▸ Exercise requirements
Which lines contain the word "this"? Return each of them as written.
--- Entries ---
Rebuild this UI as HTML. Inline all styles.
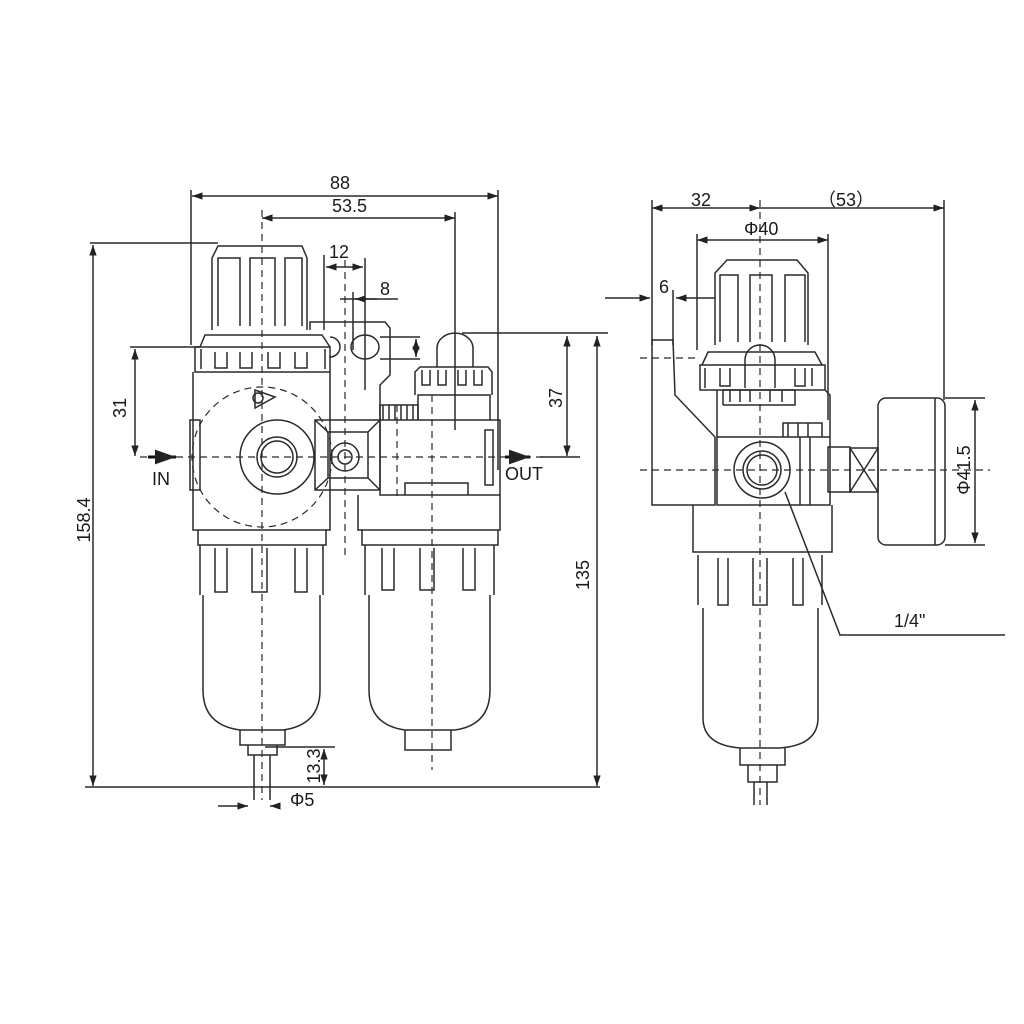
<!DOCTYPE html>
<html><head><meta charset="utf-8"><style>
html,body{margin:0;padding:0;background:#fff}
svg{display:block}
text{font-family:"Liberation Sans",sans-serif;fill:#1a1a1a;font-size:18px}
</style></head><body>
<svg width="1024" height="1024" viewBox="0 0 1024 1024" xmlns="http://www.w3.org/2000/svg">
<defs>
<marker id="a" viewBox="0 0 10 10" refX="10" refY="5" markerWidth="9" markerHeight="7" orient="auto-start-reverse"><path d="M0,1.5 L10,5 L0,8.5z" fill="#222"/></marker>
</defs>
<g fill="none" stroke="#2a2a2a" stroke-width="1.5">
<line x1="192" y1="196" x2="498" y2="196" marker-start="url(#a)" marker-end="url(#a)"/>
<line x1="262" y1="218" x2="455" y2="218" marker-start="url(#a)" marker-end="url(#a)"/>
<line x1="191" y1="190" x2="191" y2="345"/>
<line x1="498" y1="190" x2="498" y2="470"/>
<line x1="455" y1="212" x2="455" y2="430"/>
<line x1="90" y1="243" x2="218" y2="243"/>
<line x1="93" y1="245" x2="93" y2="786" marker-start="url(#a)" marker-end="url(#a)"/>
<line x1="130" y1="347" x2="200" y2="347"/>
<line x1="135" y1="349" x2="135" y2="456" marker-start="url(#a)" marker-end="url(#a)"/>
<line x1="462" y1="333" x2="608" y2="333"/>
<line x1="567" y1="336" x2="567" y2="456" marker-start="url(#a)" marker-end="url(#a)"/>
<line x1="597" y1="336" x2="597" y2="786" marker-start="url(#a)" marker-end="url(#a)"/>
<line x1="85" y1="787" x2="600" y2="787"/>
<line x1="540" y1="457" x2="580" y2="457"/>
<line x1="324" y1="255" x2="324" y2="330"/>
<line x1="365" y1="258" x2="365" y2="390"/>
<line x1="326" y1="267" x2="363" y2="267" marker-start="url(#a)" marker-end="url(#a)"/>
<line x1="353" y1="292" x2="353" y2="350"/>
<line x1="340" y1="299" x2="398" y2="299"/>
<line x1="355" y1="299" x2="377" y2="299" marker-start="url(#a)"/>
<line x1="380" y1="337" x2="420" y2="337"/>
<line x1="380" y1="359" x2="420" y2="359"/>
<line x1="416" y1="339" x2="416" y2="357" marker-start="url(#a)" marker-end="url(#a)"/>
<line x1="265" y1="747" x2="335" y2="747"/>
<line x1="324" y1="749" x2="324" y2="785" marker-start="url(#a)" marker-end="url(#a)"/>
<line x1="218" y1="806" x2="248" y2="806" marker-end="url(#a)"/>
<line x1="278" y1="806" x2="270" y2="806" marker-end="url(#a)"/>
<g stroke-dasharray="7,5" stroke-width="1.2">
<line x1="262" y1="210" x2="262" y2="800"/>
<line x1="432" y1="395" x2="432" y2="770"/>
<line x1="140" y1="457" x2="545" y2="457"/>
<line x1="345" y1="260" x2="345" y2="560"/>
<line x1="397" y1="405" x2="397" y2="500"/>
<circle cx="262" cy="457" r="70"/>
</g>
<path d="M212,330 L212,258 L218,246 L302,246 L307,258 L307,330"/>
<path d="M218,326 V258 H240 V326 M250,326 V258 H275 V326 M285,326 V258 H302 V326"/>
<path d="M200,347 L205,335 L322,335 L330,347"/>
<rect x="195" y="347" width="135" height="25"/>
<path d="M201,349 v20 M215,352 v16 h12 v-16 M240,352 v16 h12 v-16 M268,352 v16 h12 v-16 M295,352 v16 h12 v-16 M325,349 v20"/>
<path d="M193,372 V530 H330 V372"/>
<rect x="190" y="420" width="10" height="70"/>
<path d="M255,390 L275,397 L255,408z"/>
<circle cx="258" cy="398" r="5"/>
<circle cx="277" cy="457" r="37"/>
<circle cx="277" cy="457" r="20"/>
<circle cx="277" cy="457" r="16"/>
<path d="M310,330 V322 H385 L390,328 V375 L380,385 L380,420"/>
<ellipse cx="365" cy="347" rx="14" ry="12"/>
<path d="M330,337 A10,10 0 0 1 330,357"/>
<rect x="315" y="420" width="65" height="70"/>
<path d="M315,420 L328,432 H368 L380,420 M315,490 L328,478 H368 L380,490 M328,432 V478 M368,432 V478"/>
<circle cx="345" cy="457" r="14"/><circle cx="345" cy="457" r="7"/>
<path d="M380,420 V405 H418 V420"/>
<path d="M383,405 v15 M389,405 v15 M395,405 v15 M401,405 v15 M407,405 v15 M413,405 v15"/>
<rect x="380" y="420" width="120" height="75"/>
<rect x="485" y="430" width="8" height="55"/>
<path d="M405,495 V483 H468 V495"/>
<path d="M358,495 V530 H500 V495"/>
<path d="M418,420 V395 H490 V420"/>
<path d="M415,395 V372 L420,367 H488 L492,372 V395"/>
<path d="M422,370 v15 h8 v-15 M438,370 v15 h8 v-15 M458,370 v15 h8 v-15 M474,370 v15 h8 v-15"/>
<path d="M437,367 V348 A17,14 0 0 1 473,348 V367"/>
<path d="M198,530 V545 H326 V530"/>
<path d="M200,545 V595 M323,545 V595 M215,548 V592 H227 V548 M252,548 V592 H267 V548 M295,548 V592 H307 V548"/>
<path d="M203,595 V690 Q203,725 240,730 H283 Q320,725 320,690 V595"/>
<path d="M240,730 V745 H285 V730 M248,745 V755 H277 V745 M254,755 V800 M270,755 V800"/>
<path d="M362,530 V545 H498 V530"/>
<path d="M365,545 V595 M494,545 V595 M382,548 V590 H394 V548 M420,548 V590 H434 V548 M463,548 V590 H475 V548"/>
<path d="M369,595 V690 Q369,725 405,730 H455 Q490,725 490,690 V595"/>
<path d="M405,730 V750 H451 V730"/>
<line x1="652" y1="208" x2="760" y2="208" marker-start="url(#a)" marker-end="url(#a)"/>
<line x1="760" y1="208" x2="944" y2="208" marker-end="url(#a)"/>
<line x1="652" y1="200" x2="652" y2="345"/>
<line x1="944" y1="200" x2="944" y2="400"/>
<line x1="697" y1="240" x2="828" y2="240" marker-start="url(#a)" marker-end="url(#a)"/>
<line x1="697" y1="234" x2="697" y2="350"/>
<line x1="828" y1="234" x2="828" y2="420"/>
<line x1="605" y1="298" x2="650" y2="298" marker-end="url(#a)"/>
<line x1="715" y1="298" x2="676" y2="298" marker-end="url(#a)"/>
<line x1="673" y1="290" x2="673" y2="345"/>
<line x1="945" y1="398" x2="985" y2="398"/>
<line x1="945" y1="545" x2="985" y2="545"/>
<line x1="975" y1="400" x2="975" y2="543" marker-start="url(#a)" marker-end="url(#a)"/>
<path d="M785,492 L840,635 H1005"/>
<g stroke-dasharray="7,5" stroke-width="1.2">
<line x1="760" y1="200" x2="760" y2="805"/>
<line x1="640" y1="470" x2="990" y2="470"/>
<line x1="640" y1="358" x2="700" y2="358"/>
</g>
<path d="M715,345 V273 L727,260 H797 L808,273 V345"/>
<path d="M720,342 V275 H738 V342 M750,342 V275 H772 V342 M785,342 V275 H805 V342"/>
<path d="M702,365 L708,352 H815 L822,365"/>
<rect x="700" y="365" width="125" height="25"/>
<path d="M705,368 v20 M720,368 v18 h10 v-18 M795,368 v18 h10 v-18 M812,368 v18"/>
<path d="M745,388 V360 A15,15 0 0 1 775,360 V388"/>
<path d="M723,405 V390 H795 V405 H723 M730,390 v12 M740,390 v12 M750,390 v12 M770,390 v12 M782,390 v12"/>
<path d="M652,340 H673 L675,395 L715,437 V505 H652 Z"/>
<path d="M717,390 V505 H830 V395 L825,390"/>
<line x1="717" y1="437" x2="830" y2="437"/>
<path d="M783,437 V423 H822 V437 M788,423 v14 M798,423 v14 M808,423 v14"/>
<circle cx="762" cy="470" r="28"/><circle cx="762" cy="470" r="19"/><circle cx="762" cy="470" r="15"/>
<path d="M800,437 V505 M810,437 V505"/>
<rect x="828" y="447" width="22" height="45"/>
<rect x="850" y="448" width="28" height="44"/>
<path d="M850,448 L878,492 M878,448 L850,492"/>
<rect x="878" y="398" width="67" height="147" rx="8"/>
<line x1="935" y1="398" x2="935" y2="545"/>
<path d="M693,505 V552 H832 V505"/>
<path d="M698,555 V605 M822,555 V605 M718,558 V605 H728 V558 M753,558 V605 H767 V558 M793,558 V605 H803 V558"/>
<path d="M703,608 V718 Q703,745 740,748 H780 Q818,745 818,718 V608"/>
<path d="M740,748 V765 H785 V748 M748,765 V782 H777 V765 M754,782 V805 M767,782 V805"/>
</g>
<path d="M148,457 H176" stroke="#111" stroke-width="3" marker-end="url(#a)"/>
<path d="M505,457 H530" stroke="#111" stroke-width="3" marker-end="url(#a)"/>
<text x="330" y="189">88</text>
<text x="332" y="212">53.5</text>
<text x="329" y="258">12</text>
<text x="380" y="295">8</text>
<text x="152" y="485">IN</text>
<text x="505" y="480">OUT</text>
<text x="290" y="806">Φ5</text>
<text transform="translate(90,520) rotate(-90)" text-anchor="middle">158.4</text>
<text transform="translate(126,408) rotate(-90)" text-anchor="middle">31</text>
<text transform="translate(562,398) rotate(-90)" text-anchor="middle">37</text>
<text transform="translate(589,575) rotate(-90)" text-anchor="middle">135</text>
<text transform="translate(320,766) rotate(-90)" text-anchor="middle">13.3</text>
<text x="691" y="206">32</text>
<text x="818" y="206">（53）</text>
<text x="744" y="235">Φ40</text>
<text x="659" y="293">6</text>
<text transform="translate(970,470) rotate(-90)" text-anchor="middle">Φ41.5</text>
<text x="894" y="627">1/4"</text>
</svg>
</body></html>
---
--- Entries ---
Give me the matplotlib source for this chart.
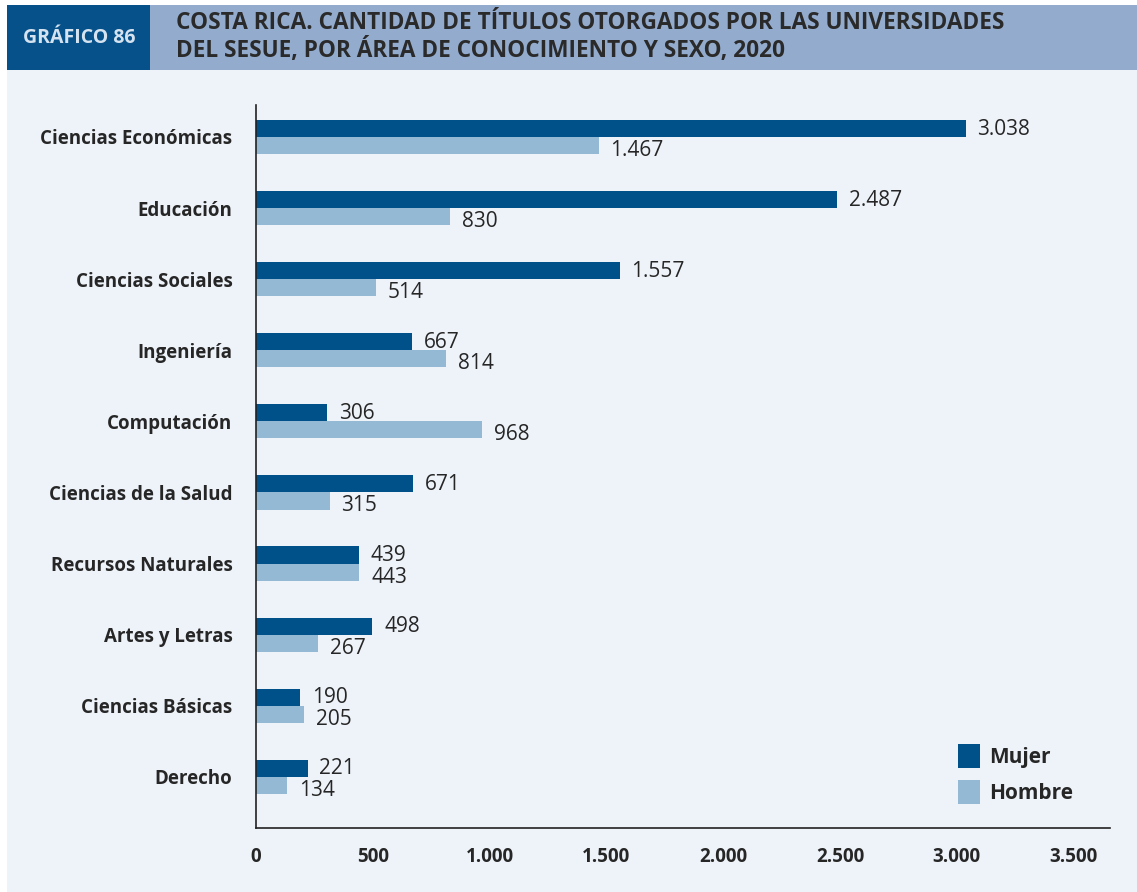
---
--- Entries ---
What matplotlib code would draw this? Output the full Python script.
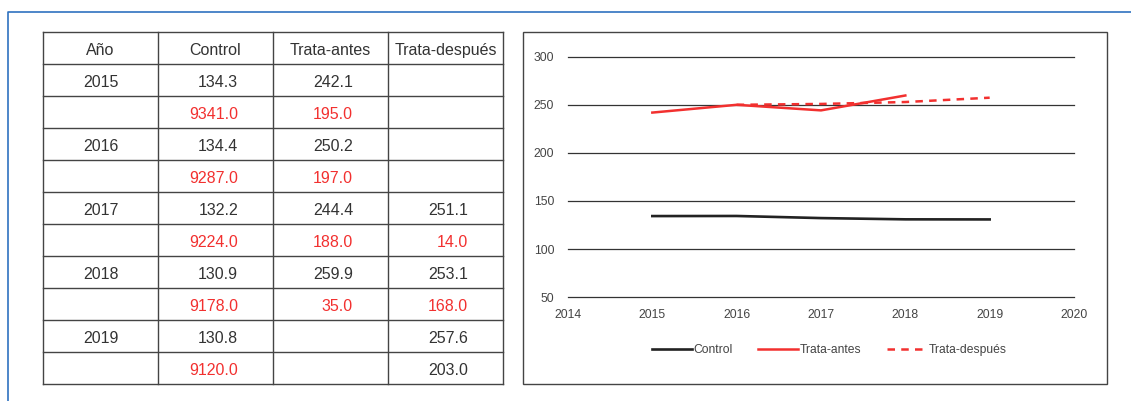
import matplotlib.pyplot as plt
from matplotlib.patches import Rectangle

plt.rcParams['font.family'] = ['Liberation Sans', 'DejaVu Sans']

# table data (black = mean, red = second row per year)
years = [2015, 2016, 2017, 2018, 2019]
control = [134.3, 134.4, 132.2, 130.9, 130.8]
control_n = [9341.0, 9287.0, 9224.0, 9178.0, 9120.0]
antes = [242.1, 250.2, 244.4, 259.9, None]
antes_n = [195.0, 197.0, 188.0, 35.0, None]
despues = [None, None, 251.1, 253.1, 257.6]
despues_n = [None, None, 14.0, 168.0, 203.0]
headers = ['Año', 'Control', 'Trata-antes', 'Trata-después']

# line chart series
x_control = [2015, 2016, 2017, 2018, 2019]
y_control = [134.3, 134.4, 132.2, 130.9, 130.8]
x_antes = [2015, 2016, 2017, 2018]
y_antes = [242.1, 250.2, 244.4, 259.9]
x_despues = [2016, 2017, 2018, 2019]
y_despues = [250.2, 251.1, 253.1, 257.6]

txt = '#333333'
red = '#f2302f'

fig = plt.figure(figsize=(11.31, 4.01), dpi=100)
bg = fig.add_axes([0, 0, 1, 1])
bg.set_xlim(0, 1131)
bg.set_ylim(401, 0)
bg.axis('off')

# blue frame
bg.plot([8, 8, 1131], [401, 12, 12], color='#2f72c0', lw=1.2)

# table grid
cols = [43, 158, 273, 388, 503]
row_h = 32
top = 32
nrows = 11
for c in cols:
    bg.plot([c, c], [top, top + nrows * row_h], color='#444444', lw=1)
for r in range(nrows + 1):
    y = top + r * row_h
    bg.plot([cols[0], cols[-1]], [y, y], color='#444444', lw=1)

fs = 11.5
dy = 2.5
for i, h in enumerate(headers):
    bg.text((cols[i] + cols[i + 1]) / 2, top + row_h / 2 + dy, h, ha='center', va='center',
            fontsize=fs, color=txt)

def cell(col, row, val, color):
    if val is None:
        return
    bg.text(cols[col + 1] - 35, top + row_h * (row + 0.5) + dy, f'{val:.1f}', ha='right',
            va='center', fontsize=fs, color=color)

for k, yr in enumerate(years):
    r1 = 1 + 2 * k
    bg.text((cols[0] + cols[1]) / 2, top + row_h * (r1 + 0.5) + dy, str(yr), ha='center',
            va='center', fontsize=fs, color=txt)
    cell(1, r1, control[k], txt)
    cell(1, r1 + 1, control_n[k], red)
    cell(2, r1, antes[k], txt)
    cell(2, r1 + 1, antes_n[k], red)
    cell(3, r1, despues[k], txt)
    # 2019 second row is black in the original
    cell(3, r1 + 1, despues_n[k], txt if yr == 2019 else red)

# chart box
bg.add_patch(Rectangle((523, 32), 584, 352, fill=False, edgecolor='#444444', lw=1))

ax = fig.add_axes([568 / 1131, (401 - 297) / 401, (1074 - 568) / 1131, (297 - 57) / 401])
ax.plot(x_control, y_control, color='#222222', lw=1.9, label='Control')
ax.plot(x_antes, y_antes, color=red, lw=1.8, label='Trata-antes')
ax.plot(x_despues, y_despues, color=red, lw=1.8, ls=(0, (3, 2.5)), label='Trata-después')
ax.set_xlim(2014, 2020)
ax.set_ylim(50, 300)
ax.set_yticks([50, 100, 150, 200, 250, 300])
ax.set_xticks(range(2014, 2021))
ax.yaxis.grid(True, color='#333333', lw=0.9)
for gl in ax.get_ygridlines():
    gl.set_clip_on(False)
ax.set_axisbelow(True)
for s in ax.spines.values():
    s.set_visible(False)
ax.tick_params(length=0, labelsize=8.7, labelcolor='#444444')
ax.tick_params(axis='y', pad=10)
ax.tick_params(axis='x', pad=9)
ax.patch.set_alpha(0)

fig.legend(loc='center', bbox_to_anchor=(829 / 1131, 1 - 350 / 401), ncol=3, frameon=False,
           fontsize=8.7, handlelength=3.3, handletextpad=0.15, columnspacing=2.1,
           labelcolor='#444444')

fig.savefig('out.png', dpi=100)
---
▸ Correct result
Rebuild this UI as HTML. Inline all styles.
Give me the matplotlib source for this chart.
What matplotlib code would draw this? Output the full Python script.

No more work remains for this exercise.